A new Cryptocurrency called Litecoin Cash was launched in February 2018. This uses the same algorithm as Bitcoin rather than the Litecoin one. Litecoin Cash is not affiliated with Litecoin, but events like this can create uncertainty and confusion around a Cryptocurrency, undermining confidence and sometimes driving the price down.
Like other Cryptocurrencies, Litecoin’s price is also driven heavily by news flow, rumours and the statements of its global community.
Is Litecoin risky?
Litecoin is a volatile market and although this presents opportunities for traders it can also represent risks. Both buying or trading Litecoin involves risk.
- Litecoin has high volatility and sharp price fluctuations are very likely
- Leveraged trading can magnify both your profits and losses
If you have further questions about trading Litecoin, please see out Crypto FAQs
Crypto Forking Policy
In the event that a cryptocurrency splits into two, a new cryptocurrency is created, this is known as a hard fork. We will generally follow the cryptocurrency that has the majority consensus of cryptocurrency users and will therefore use this as the basis for our prices.

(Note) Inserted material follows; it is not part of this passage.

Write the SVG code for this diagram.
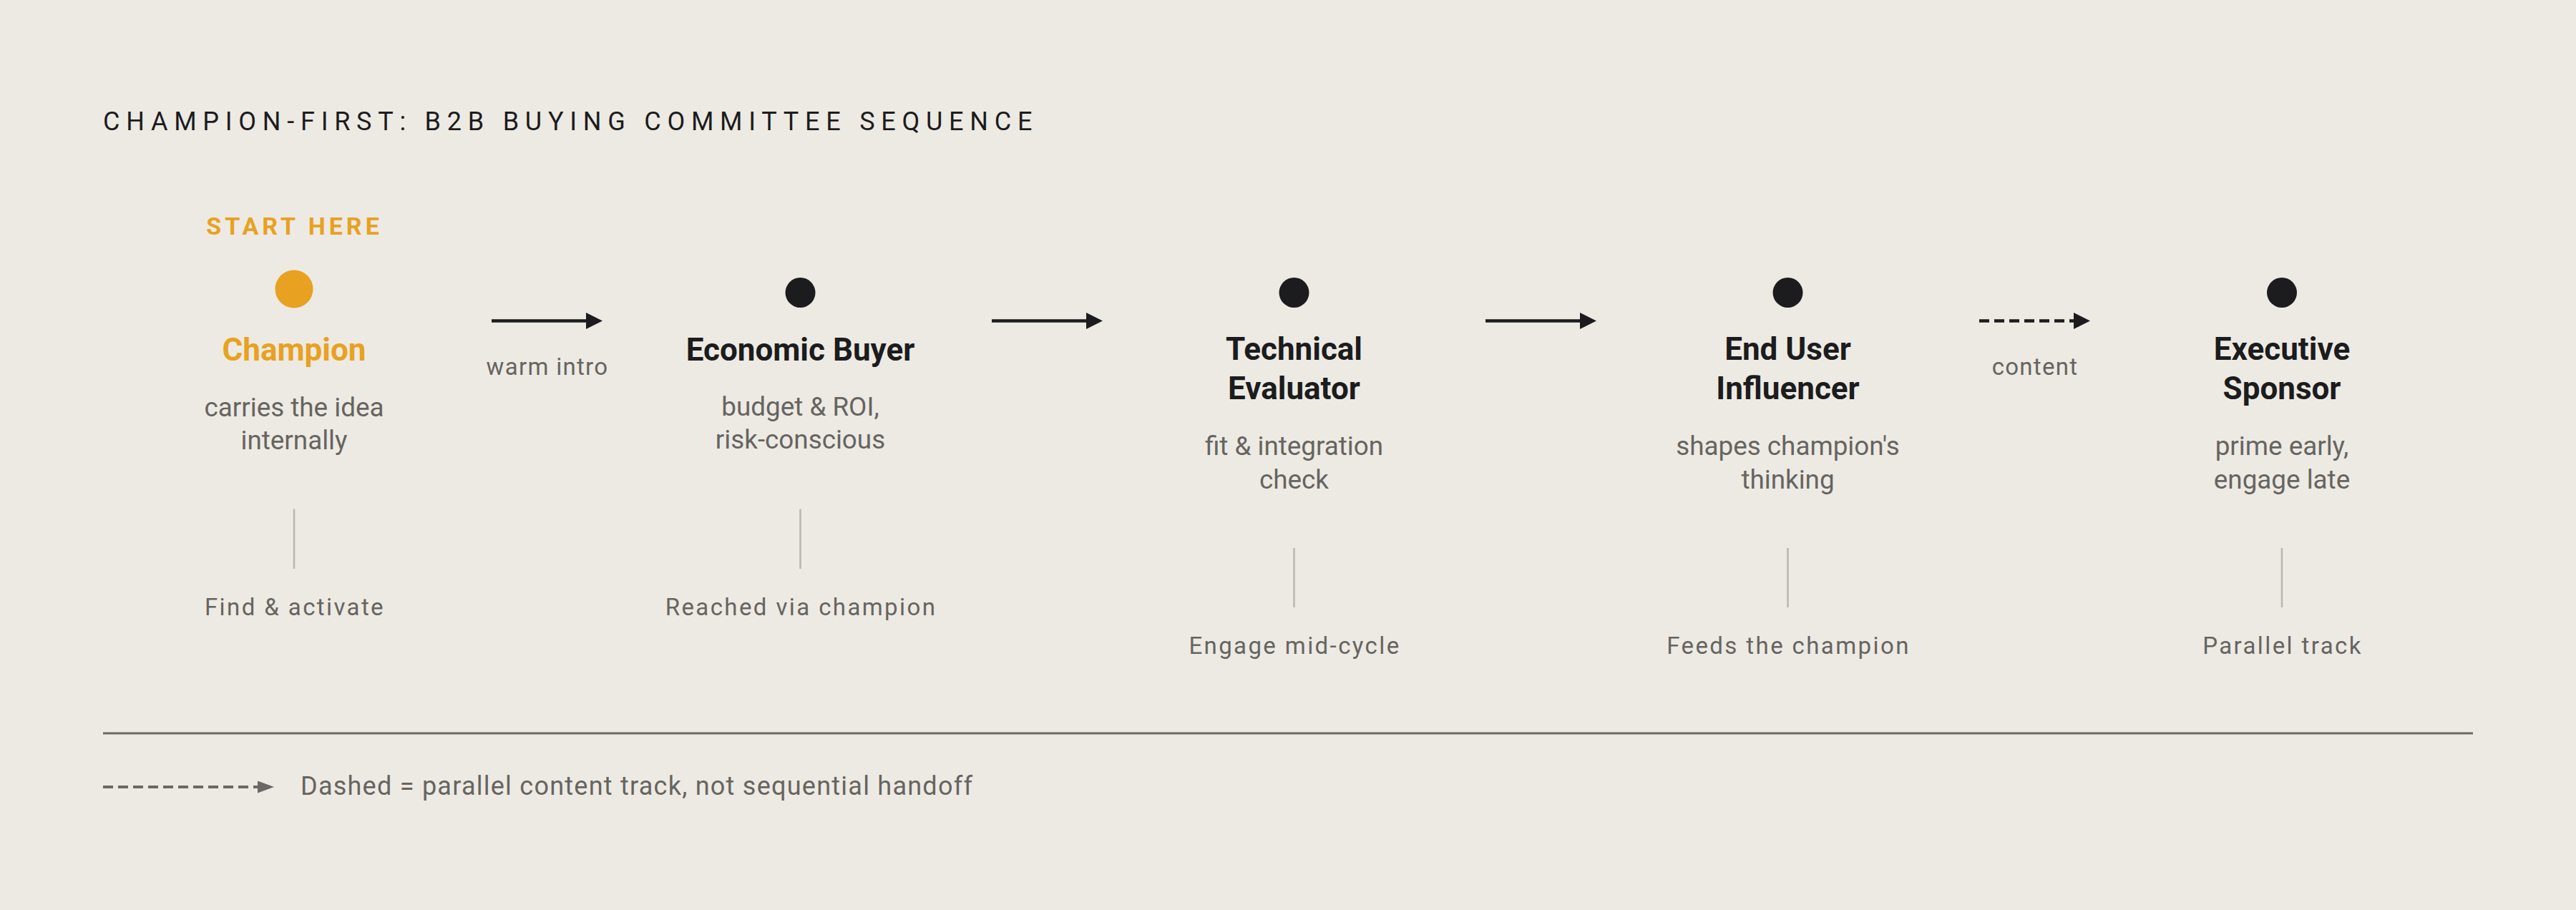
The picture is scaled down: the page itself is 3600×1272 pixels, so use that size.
<svg xmlns="http://www.w3.org/2000/svg" width="3600" height="1272" viewBox="0 0 3600 1272">
  <style>
    text { font-family: Roboto, "Liberation Sans", sans-serif; }
    .title { font-size: 36px; font-weight: 400; letter-spacing: 8.75px; fill: #1c1c1e; }
    .start { font-size: 34px; font-weight: 700; letter-spacing: 5px; fill: #e8a121; text-anchor: middle; }
    .name { font-size: 44px; font-weight: 700; fill: #1c1c1e; text-anchor: middle; }
    .name.champ { fill: #e8a121; }
    .desc { font-size: 36.8px; font-weight: 400; fill: #666461; text-anchor: middle; }
    .label { font-size: 33px; font-weight: 400; letter-spacing: 2.4px; fill: #666461; text-anchor: middle; }
    .alabel { font-size: 33px; font-weight: 400; letter-spacing: 1.3px; fill: #666461; text-anchor: middle; }
    .legend { font-size: 36px; font-weight: 400; letter-spacing: 1.25px; fill: #666461; }
    .dot { fill: #1c1c1e; }
    .dot.champ { fill: #e8a121; }
    .tick { stroke: #b9b6af; stroke-width: 2.5; }
    .arrow { stroke: #1c1c1e; stroke-width: 4.5; fill: none; }
    .dashed { stroke-dasharray: 14 7; }
    .rule { stroke: #6b6865; stroke-width: 3; }
    .legend-line { stroke: #6b6865; stroke-width: 4; stroke-dasharray: 14 7; fill: none; }
  </style>
  <defs>
    <marker id="head" markerUnits="userSpaceOnUse" viewBox="0 0 23 23" markerWidth="23" markerHeight="23" refX="0" refY="11.5" orient="auto">
      <path d="M0,0 L23,11.5 L0,23 Z" fill="#1c1c1e"/>
    </marker>
    <marker id="head-legend" markerUnits="userSpaceOnUse" viewBox="0 0 23 17" markerWidth="23" markerHeight="17" refX="0" refY="8.5" orient="auto">
      <path d="M0,0 L23,8.5 L0,17 Z" fill="#6b6865"/>
    </marker>
  </defs>

  <rect x="0" y="0" width="3600" height="1272" fill="#edeae3"/>

  <text class="title" x="144" y="181.5">CHAMPION-FIRST: B2B BUYING COMMITTEE SEQUENCE</text>

  <g id="connectors">
    <line class="arrow" x1="687" y1="448.5" x2="819" y2="448.5" marker-end="url(#head)"/>
    <text class="alabel" x="765" y="523.5">warm intro</text>
    <line class="arrow" x1="1386" y1="448.5" x2="1518" y2="448.5" marker-end="url(#head)"/>
    <line class="arrow" x1="2076" y1="448.5" x2="2208" y2="448.5" marker-end="url(#head)"/>
    <line class="arrow dashed" x1="2766" y1="448.5" x2="2898" y2="448.5" marker-end="url(#head)"/>
    <text class="alabel" x="2844" y="523.5">content</text>
  </g>

  <g id="node-champion">
    <text class="start" x="411.5" y="328">START HERE</text>
    <circle class="dot champ" cx="411" cy="404" r="26.5"/>
    <text class="name champ" x="411" y="503.5">Champion</text>
    <text class="desc" x="411" y="581.5">carries the idea</text>
    <text class="desc" x="411" y="628">internally</text>
    <line class="tick" x1="411" y1="711.5" x2="411" y2="795"/>
    <text class="label" x="412" y="859.5">Find &amp; activate</text>
  </g>

  <g id="node-economic-buyer">
    <circle class="dot" cx="1118.5" cy="409" r="21"/>
    <text class="name" x="1118.5" y="503.5">Economic Buyer</text>
    <text class="desc" x="1118.5" y="580.5">budget &amp; ROI,</text>
    <text class="desc" x="1118.5" y="627">risk-conscious</text>
    <line class="tick" x1="1118.5" y1="711.5" x2="1118.5" y2="795"/>
    <text class="label" x="1119.5" y="859.5">Reached via champion</text>
  </g>

  <g id="node-technical-evaluator">
    <circle class="dot" cx="1808.5" cy="409" r="21"/>
    <text class="name" x="1808.5" y="502.5">Technical</text>
    <text class="name" x="1808.5" y="557.5">Evaluator</text>
    <text class="desc" x="1808.5" y="636">fit &amp; integration</text>
    <text class="desc" x="1808.5" y="683">check</text>
    <line class="tick" x1="1808.5" y1="766" x2="1808.5" y2="849"/>
    <text class="label" x="1809.5" y="914">Engage mid-cycle</text>
  </g>

  <g id="node-end-user-influencer">
    <circle class="dot" cx="2498.5" cy="409" r="21"/>
    <text class="name" x="2498.5" y="502.5">End User</text>
    <text class="name" x="2498.5" y="557.5">Influencer</text>
    <text class="desc" x="2498.5" y="636">shapes champion's</text>
    <text class="desc" x="2498.5" y="683">thinking</text>
    <line class="tick" x1="2498.5" y1="766" x2="2498.5" y2="849"/>
    <text class="label" x="2499.5" y="914">Feeds the champion</text>
  </g>

  <g id="node-executive-sponsor">
    <circle class="dot" cx="3189" cy="409" r="21"/>
    <text class="name" x="3189" y="502.5">Executive</text>
    <text class="name" x="3189" y="557.5">Sponsor</text>
    <text class="desc" x="3189" y="636">prime early,</text>
    <text class="desc" x="3189" y="683">engage late</text>
    <line class="tick" x1="3189" y1="766" x2="3189" y2="849"/>
    <text class="label" x="3190" y="914">Parallel track</text>
  </g>

  <g id="legend">
    <line class="rule" x1="144" y1="1025" x2="3456" y2="1025"/>
    <line class="legend-line" x1="144" y1="1100" x2="360" y2="1100" marker-end="url(#head-legend)"/>
    <text class="legend" x="420" y="1110.5">Dashed = parallel content track, not sequential handoff</text>
  </g>
</svg>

In addition we will also consider the approach adopted by the exchanges we deal with, which will help determine the action we take.
We reserve the right to determine which cryptocurrency unit has the majority consensus behind them.
As the hard fork results in a second cryptocurrency, we reserve the right to create an equivalent position on client accounts to reflect this. However, this action is taken at our absolute discretion, and we have no obligation to do so.
If the second cryptocurrency is tradeable on major exchanges, which may or may not include the exchanges we deal with, we may choose to represent that value, but have no obligation to do so. We may do this by making the product available to close based on the valuation, or by booking a cash adjustment on client accounts.
If, within a reasonable timeframe, the second cryptocurrency does not become tradeable, then we may void positions that had previously been created at no value on client accounts.
Over periods of substantial price volatility around fork events, and we may take any action as we consider necessary in accordance with our terms and conditions including suspending trading throughout if we deem not to have reliable prices from the underlying market.